Today, satellite tracking is used for:

  • vessel monitoring
  • offshore crew safety
  • fishing fleet visibility
  • marine research
  • offshore energy operations
  • solo sailing expeditions

Tracking systems allow shore teams to maintain visibility over vessels operating far beyond coastal cellular coverage.

For smaller vessels and independent operators, portable satellite communicators can provide a practical alternative to larger onboard communication systems while still delivering emergency tracking and messaging capabilities.

Lone Worker Safety

As remote and independent working becomes more common across multiple industries, lone worker protection has become a major priority.

Satellite tracking devices allow employers to:

  • monitor worker locations
  • receive scheduled check-ins
  • track movement history
  • trigger emergency alerts
  • improve response times during incidents

This is especially important for workers operating in:

  • forestry
  • utilities
  • conservation
  • inspection services
  • remote construction
  • environmental surveying

Unlike smartphone-based systems, satellite tracking devices continue functioning in areas without mobile service, helping close critical safety gaps.

The Future of Satellite Tracking

Satellite tracking is no longer limited to extreme adventurers or specialist expeditions. As satellite networks become more accessible and devices become smaller, lighter, and more affordable, satellite tracking is increasingly becoming part of mainstream operational infrastructure.
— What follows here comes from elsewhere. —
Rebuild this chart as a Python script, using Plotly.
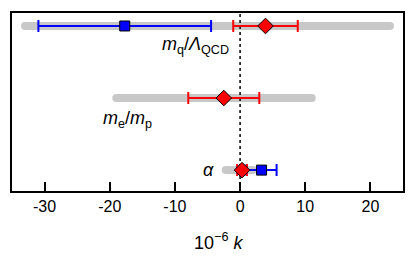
import plotly.graph_objects as go

# Data
rows = [3, 2, 1]  # m_q/Λ_QCD, m_e/m_p, α
row_labels = ["<i>m</i><sub>q</sub>/<i>Λ</i><sub>QCD</sub>",
              "<i>m</i><sub>e</sub>/<i>m</i><sub>p</sub>",
              "<i>α</i>"]
band_lo = [-33.0, -19.0, -2.2]
band_hi = [23.0, 11.0, 2.0]
red_val = [3.9, -2.5, 0.3]
red_err = [4.95, 5.45, 0.75]
blue_rows = [3, 1]
blue_val = [-17.7, 3.3]
blue_err = [13.25, 2.3]
xticks = [-30, -20, -10, 0, 10, 20]
xticklabels = ["-30", "-20", "-10", "0", "10", "20"]

FONT = "Liberation Sans, Arial, Helvetica, sans-serif"
GRAY = "#c8c8c8"
W, H = 415, 260
ml, mr, mt, mb = 12, 10, 13, 69

fig = go.Figure()

# gray bands with round ends
bx, by = [], []
for r, lo, hi in zip(rows, band_lo, band_hi):
    bx += [lo, hi, None]
    by += [r, r, None]
fig.add_trace(go.Scatter(x=bx, y=by, mode="lines+markers",
                         line=dict(color=GRAY, width=8),
                         marker=dict(color=GRAY, size=8, symbol="circle"),
                         hoverinfo="skip", showlegend=False))

# dotted zero line
fig.add_trace(go.Scatter(x=[0, 0], y=[0.71, 3.18], mode="lines",
                         line=dict(color="black", width=1.5, dash="dot"),
                         hoverinfo="skip", showlegend=False))

# blue
fig.add_trace(go.Scatter(x=blue_val, y=blue_rows, mode="markers",
                         marker=dict(symbol="square", size=10, color="#0000ff",
                                     line=dict(color="black", width=1)),
                         error_x=dict(type="data", array=blue_err, color="#0000ff",
                                      thickness=2, width=6),
                         showlegend=False))
# red
fig.add_trace(go.Scatter(x=red_val, y=rows, mode="markers",
                         marker=dict(symbol="diamond", size=12, color="#ff0000",
                                     line=dict(color="black", width=1)),
                         error_x=dict(type="data", array=red_err, color="#ff0000",
                                      thickness=2, width=6),
                         showlegend=False))

def px2paper(px, py):
    return (px - ml) / (W - ml - mr), 1 - (py - mt) / (H - mt - mb)

label_pos = [(232, 45), (155, 119), (217, 170)]
for (px, py), txt in zip(label_pos, row_labels):
    x, y = px2paper(px, py)
    fig.add_annotation(x=x, y=y, xref="paper", yref="paper",
                       text=txt, showarrow=False, xanchor="right", yanchor="middle",
                       font=dict(family=FONT, size=18, color="black"))

x, y = px2paper(220, 241)
fig.add_annotation(x=x, y=y, xref="paper", yref="paper",
                   text="10<sup>−6</sup> <i>k</i>", showarrow=False,
                   xanchor="center", yanchor="middle",
                   font=dict(family=FONT, size=18, color="black"))

fig.update_layout(
    width=W, height=H,
    margin=dict(l=ml, r=mr, t=mt, b=mb),
    paper_bgcolor="white", plot_bgcolor="white",
    font=dict(family=FONT, size=16, color="black"),
    xaxis=dict(range=[-35, 25], tickvals=xticks, ticktext=xticklabels,
               ticks="inside", ticklen=9, tickwidth=2, tickcolor="black",
               showline=True, linecolor="black", linewidth=2, mirror=True,
               showgrid=False, zeroline=False, tickfont=dict(size=16)),
    yaxis=dict(range=[0.71, 3.18], showticklabels=False, ticks="",
               showline=True, linecolor="black", linewidth=2, mirror=True,
               showgrid=False, zeroline=False),
)

fig.write_html("out.html", config={"displayModeBar": False},
               post_script="document.body.style.margin='0';document.body.style.padding='0';")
The rise of low Earth orbit satellite networks, hybrid connectivity systems, and integrated IoT monitoring is continuing to expand how organisations use satellite-enabled visibility tools.

For many industries, satellite tracking is evolving from a specialist backup technology into an everyday operational requirement.

Whether supporting field workers, monitoring mobile assets, coordinating emergency response teams, or maintaining visibility across remote operations, satellite tracking now plays a critical role across far more industries than most people realise.